* Work to complete
Repeat only the lines running from the beginning of the material through the line that contains "import plotly.graph_objects as go".
═════ Data excerpt ═════
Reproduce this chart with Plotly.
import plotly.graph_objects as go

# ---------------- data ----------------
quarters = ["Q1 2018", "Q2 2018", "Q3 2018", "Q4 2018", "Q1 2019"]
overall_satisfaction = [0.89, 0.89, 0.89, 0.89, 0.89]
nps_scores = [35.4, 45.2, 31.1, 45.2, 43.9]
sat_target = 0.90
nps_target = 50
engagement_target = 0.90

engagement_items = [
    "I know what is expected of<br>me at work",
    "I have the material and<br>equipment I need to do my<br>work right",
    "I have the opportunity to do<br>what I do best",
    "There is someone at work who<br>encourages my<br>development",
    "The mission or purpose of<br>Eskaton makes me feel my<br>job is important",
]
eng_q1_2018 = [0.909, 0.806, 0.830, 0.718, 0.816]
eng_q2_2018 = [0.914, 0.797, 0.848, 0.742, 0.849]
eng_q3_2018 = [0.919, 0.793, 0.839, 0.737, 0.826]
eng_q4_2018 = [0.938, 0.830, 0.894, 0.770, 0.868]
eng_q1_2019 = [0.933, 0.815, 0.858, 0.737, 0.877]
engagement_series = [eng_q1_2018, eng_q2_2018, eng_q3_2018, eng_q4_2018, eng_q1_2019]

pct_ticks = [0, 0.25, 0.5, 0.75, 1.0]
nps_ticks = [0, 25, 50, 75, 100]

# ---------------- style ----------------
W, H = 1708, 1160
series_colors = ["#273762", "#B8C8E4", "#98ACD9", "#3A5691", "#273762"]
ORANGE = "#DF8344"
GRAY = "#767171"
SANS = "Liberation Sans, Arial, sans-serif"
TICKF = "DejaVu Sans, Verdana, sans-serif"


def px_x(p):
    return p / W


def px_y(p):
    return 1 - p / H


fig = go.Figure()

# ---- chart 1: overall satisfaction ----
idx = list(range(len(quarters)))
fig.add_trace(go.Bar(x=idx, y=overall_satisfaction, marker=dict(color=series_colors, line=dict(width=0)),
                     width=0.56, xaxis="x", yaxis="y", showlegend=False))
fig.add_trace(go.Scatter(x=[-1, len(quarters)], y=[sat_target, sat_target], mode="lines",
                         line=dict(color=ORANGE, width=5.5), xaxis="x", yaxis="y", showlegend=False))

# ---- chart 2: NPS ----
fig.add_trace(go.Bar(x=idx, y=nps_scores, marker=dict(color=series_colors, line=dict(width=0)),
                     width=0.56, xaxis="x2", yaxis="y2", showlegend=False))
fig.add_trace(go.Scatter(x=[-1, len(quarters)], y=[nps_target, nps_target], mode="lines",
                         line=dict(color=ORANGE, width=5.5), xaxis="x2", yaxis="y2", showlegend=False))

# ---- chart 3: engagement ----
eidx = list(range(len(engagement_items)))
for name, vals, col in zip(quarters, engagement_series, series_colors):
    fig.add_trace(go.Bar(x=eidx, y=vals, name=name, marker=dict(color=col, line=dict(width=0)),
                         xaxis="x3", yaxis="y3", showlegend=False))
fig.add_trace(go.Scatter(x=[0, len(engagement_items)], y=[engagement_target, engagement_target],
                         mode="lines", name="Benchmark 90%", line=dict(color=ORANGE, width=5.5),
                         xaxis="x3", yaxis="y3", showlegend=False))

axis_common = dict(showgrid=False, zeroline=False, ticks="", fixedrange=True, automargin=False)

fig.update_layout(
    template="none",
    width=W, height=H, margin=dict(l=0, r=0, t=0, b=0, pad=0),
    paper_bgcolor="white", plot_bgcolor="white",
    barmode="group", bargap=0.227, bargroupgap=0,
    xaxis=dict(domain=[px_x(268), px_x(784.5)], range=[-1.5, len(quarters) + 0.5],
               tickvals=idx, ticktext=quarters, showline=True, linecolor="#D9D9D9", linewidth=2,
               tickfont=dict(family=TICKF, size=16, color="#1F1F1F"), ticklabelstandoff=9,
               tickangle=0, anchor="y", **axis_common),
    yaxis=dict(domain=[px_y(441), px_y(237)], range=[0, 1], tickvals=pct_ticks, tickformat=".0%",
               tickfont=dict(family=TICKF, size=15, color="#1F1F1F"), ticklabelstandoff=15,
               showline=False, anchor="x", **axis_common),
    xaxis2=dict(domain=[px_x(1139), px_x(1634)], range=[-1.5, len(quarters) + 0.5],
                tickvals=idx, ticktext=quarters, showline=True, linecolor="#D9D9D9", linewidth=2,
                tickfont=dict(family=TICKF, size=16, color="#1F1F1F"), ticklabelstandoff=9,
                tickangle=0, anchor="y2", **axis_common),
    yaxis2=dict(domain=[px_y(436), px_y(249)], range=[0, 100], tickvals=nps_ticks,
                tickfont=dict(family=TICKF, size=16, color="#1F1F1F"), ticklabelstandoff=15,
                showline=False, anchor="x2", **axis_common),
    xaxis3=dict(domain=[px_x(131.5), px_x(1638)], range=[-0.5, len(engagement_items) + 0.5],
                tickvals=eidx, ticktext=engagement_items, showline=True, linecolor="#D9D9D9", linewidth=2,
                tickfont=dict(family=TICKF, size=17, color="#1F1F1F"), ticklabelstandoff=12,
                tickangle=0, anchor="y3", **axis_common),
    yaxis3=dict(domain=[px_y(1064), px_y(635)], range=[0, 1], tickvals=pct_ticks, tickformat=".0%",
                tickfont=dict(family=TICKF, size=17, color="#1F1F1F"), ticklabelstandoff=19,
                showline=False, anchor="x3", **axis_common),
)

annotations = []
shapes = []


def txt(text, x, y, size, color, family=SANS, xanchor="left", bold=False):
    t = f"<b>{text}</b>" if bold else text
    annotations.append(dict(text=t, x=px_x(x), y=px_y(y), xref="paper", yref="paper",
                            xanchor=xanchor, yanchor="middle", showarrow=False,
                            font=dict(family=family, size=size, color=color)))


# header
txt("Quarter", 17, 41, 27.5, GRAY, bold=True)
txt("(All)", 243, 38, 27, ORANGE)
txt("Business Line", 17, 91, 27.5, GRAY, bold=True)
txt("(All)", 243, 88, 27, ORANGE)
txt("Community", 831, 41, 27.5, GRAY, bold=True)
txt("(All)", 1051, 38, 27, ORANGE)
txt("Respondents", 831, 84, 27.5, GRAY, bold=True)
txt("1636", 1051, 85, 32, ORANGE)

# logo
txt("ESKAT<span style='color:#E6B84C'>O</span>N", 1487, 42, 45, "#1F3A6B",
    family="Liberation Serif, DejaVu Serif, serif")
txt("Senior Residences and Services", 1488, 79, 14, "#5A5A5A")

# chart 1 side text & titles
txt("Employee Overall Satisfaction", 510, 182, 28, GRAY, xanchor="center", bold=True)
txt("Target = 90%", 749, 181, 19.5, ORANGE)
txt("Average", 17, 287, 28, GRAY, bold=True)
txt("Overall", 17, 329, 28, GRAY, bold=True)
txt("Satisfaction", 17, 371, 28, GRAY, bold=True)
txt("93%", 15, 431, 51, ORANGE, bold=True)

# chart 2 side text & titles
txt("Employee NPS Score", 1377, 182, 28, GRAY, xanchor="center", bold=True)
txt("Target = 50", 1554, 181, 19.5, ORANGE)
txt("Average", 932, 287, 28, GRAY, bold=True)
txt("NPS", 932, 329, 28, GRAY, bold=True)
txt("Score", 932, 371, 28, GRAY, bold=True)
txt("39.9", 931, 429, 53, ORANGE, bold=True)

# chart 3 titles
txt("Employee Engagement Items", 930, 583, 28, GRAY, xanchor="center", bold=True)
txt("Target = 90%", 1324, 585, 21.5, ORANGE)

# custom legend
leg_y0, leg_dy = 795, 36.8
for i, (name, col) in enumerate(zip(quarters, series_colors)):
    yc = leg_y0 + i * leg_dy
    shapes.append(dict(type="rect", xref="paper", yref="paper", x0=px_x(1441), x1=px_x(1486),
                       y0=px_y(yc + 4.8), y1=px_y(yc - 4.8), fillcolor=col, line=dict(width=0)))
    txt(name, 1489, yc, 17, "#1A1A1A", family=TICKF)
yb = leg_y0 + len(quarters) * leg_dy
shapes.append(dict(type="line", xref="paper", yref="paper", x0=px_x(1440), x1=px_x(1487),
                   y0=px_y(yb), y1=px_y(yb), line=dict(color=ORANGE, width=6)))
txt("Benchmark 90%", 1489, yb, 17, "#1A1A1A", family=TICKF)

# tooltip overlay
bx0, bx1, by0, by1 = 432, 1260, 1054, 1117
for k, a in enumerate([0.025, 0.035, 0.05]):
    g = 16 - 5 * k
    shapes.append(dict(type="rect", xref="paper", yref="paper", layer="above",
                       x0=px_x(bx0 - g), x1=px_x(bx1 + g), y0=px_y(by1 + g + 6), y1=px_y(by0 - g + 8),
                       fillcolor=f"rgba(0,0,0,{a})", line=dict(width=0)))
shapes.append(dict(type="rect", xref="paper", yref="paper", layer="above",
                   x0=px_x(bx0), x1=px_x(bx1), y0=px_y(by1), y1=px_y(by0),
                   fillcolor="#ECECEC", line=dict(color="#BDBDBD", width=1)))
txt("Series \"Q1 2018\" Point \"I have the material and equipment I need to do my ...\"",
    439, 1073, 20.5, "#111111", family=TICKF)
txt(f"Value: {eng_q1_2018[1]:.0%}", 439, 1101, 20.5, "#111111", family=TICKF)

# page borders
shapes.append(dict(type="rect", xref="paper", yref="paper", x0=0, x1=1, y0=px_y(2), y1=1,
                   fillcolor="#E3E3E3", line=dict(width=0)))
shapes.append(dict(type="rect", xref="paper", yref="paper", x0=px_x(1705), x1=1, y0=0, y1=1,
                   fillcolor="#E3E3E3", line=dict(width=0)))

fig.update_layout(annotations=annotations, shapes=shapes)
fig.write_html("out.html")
═════
* Response below
Reproduce this chart with Plotly.
import plotly.graph_objects as go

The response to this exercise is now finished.